Yes. It just has a different name (SNAP) today.
Yes. They are longer than ever. Food pantries are seeing double or more the number of families needing food.
Agree.
Sorry GoofyHoofy, but maybe you are falling victim to the common culprit among those more well to-do: we are surrounded by similar people in similar financial situations. If I hang around with my friend who owns a nice house on the lake with his boat docked there and has NFL season tickets and life is fairly comfortable…well the world seems peachy out there in the middle of the lake without a care in the world.
Yet almost every time I go to the gym, I pass a Loaves and Fishes food pantry line and the cars are lined up for blocks and blocks. I never noticed this a year or two ago…just in past 18 months it has accelerated.
Even the example of the father buying a house for 100k and selling for 600k, which is 6x for those like me with public school math.

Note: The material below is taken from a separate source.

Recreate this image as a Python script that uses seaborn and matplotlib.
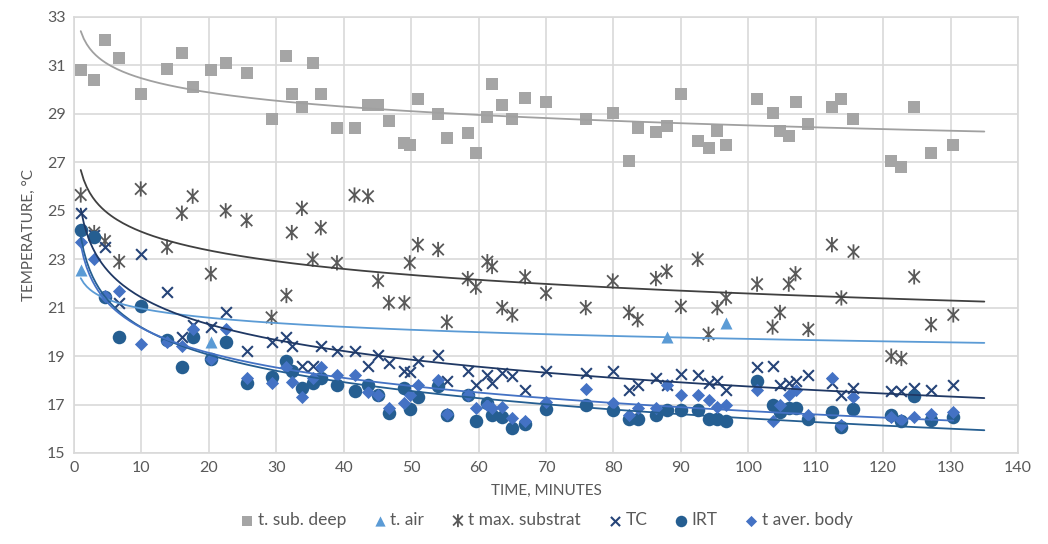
import numpy as np
import pandas as pd
import matplotlib
matplotlib.use("Agg")
import matplotlib.pyplot as plt
from matplotlib.path import Path
import seaborn as sns

nan = np.nan

# time points, minutes
time = [1, 3, 4.6, 6.7, 9.9, 13.8, 16, 17.6, 20.3, 22.5,
        25.6, 29.3, 31.5, 32.3, 33.8, 35.4, 36.6, 39, 41.6, 43.6,
        45.1, 46.7, 49, 49.8, 51, 54, 55.3, 58.4, 59.6, 61.3,
        62, 63.5, 65, 66.9, 70, 75.9, 79.9, 82.3, 83.6, 86.3,
        87.9, 90, 92.5, 94.1, 95.4, 96.7, 101.3, 103.6, 104.7, 106,
        107, 108.9, 112.4, 113.8, 115.6, 121.2, 122.7, 124.6, 127.1, 130.4]

sub_deep = [30.8, 30.4, 32.05, 31.3, 29.8, 30.85, 31.5, 30.1, 30.8, 31.1,
            30.7, 28.8, 31.4, 29.8, 29.3, 31.1, 29.8, 28.4, 28.4, 29.35,
            29.35, 28.7, 27.8, 27.7, 29.6, 29.0, 28.0, 28.2, 27.4, 28.85,
            30.25, 29.35, 28.8, 29.65, 29.5, 28.8, 29.05, 27.05, 28.4, 28.25,
            28.5, 29.8, 27.9, 27.6, 28.3, 27.7, 29.6, 29.05, 28.3, 28.1,
            29.5, 28.6, 29.3, 29.6, 28.8, 27.05, 26.8, 29.3, 27.4, 27.7]

t_air = [22.55, nan, nan, nan, nan, nan, nan, nan, 19.6, nan,
         nan, nan, nan, nan, nan, nan, nan, nan, nan, nan,
         nan, nan, nan, nan, nan, nan, nan, nan, nan, nan,
         nan, nan, nan, nan, nan, nan, nan, nan, nan, nan,
         19.8, nan, nan, nan, nan, 20.35, nan, nan, nan, nan,
         nan, nan, nan, nan, nan, nan, nan, nan, nan, nan]

t_max = [25.65, 24.1, 23.75, 22.9, 25.9, 23.5, 24.9, 25.6, 22.4, 25.0,
         24.6, 20.6, 21.5, 24.1, 25.1, 23.0, 24.3, 22.85, 25.65, 25.6,
         22.1, 21.2, 21.2, 22.85, 23.6, 23.4, 20.4, 22.2, 21.85, 22.9,
         22.7, 21.0, 20.7, 22.27, 21.6, 21.0, 22.1, 20.8, 20.5, 22.2,
         22.5, 21.05, 23.0, 19.9, 21.0, 21.4, 21.97, 20.2, 20.8, 21.97,
         22.4, 20.1, 23.6, 21.4, 23.3, 19.0, 18.9, 22.27, 20.3, 20.7]

tc = [24.9, 24.0, 23.5, 21.2, 23.2, 21.65, 19.8, 20.3, 20.2, 20.8,
      19.2, 19.6, 19.8, 19.4, 18.6, 18.6, 19.4, 19.2, 19.2, 18.6,
      19.05, 18.7, 18.4, 18.35, 18.8, 19.05, 17.97, 18.4, 17.8, 18.2,
      17.9, 18.3, 18.17, 17.6, 18.4, 18.3, 18.4, 17.6, 17.8, 18.1,
      17.8, 18.25, 18.2, 17.9, 17.97, 17.6, 18.55, 18.6, 17.8, 17.9,
      17.97, 18.2, 17.9, 17.4, 17.7, 17.57, 17.57, 17.7, 17.6, 17.8]

irt = [24.2, 23.9, 21.45, 19.8, 21.05, 19.67, 18.55, 19.8, 18.9, 19.6,
       17.9, 18.15, 18.8, 18.4, 17.7, 17.9, 18.1, 17.8, 17.57, 17.8,
       17.4, 16.65, 17.7, 16.8, 17.3, 17.75, 16.55, 17.4, 16.3, 17.05,
       16.55, 16.5, 16.05, 16.2, 16.8, 17.0, 16.77, 16.4, 16.4, 16.55,
       16.77, 16.77, 16.77, 16.4, 16.4, 16.3, 17.97, 17.0, 16.7, 16.85,
       16.85, 16.4, 16.7, 16.07, 16.8, 16.55, 16.3, 17.35, 16.35, 16.5]

aver_body = [23.7, 23.0, 21.5, 21.7, 19.5, 19.6, 19.4, 20.1, 18.9, 20.1,
             18.1, 17.9, 18.55, 17.93, 17.3, 18.1, 18.55, 18.2, 18.2, 17.5,
             17.4, 16.85, 17.05, 17.4, 17.8, 18.0, 16.6, 17.4, 16.85, 17.0,
             16.85, 16.9, 16.45, 16.3, 17.1, 17.65, 17.05, 16.55, 16.85, 16.85,
             17.8, 17.4, 17.4, 17.2, 16.9, 17.0, 17.6, 16.3, 17.0, 17.4,
             17.6, 16.55, 18.1, 16.15, 17.3, 16.5, 16.35, 16.5, 16.6, 16.7]

# asterisk like the excel "star" marker
star = Path([(0, -1), (0, 1), (-0.75, -0.75), (0.75, 0.75), (-0.75, 0.75), (0.75, -0.75)],
            [Path.MOVETO, Path.LINETO, Path.MOVETO, Path.LINETO, Path.MOVETO, Path.LINETO])

series = [
    # name, values, marker, colour, size, trend colour, trend end
    ("t. sub. deep", sub_deep, "s", "#A5A5A5", 85, "#A0A0A0", 135),
    ("t. air", t_air, "^", "#5B9BD5", 75, "#5B9BD5", 135),
    ("t max. substrat", t_max, star, "#595959", 120, "#404040", 135),
    ("TC", tc, "x", "#264478", 60, "#1F3864", 135),
    ("IRT", irt, "o", "#255E91", 95, "#255E91", 135),
    ("t aver. body", aver_body, "D", "#4472C4", 45, "#4472C4", 130.4),
]

sns.set_theme(style="white")
plt.rcParams["font.family"] = ["Lato", "DejaVu Sans"]

fig, ax = plt.subplots(figsize=(10.48, 5.44), dpi=100)
fig.subplots_adjust(left=0.0706, right=0.9714, top=0.9688, bottom=0.1673)

for name, vals, mk, col, size, tcol, xend in series:
    df = pd.DataFrame({"time": time, "temp": vals}).dropna()
    if mk == "x":
        sns.scatterplot(data=df, x="time", y="temp", ax=ax, marker=mk, color=col,
                        s=size, linewidth=1.5, label=name, zorder=3)
    elif mk is star:
        sns.scatterplot(data=df, x="time", y="temp", ax=ax, marker=mk, facecolor="none",
                        edgecolor=col, s=size, linewidth=1.3, label=name, zorder=3)
    else:
        sns.scatterplot(data=df, x="time", y="temp", ax=ax, marker=mk, color=col,
                        s=size, linewidth=0, label=name, zorder=3)
    # logarithmic trendline as excel does
    b, a = np.polyfit(np.log(df["time"]), df["temp"], 1)
    xs = np.linspace(df["time"].min(), xend, 300)
    trend = pd.DataFrame({"time": xs, "temp": a + b * np.log(xs)})
    sns.lineplot(data=trend, x="time", y="temp", ax=ax, color=tcol, linewidth=1.3,
                 legend=False, zorder=4)

ax.set_xlim(0, 140)
ax.set_ylim(15, 33)
ax.set_xticks(np.arange(0, 141, 10))
ax.set_yticks(np.arange(15, 34, 2))
ax.grid(True, color="#D9D9D9", linewidth=1.2, zorder=0)
ax.set_axisbelow(True)
for sp in ax.spines.values():
    sp.set_color("#D9D9D9")
    sp.set_linewidth(1.2)
ax.tick_params(axis="both", length=0, labelsize=11.5, labelcolor="#595959", pad=6)

ax.set_xlabel("TIME, MINUTES", fontsize=11, color="#595959", labelpad=6)
ax.set_ylabel("TEMPERATURE, °C", fontsize=11, color="#595959", labelpad=8)

leg = ax.legend(loc="upper center", bbox_to_anchor=(0.5, -0.10), ncol=6, frameon=False,
                fontsize=12.5, handletextpad=0.15, handlelength=0.9, columnspacing=1.5,
                markerscale=0.85)
for t in leg.get_texts():
    t.set_color("#595959")

fig.savefig("out.png", dpi=100)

Yet his earnings went from $75k to $125k…not quite 2x. That completely proves my point. Goods are up 40% in past 13 years or so. It was fairly stable for the previous 10, and the last 3 have just piled on. Wages have gone up, sure…but in no way are they in lockstep with auto and home prices.
Don’t get me started on college costs, and subsequent loans.
How about auto insurance, due largely to the sky-rocketing costs of autos (which would have to be repaired/replaced in accidents)?
People unaffected by inflation are in a good spot, and good for them. They are not the majority.
Dreamer
Inflation is having a dramatically bad affect on the moral of lower wage earners.
The question is do we want a capital policy or an industrial policy to solve these problems.
There is now talk of a supply side economics that is not a capital policy but an industrial policy. It is lie based policy making.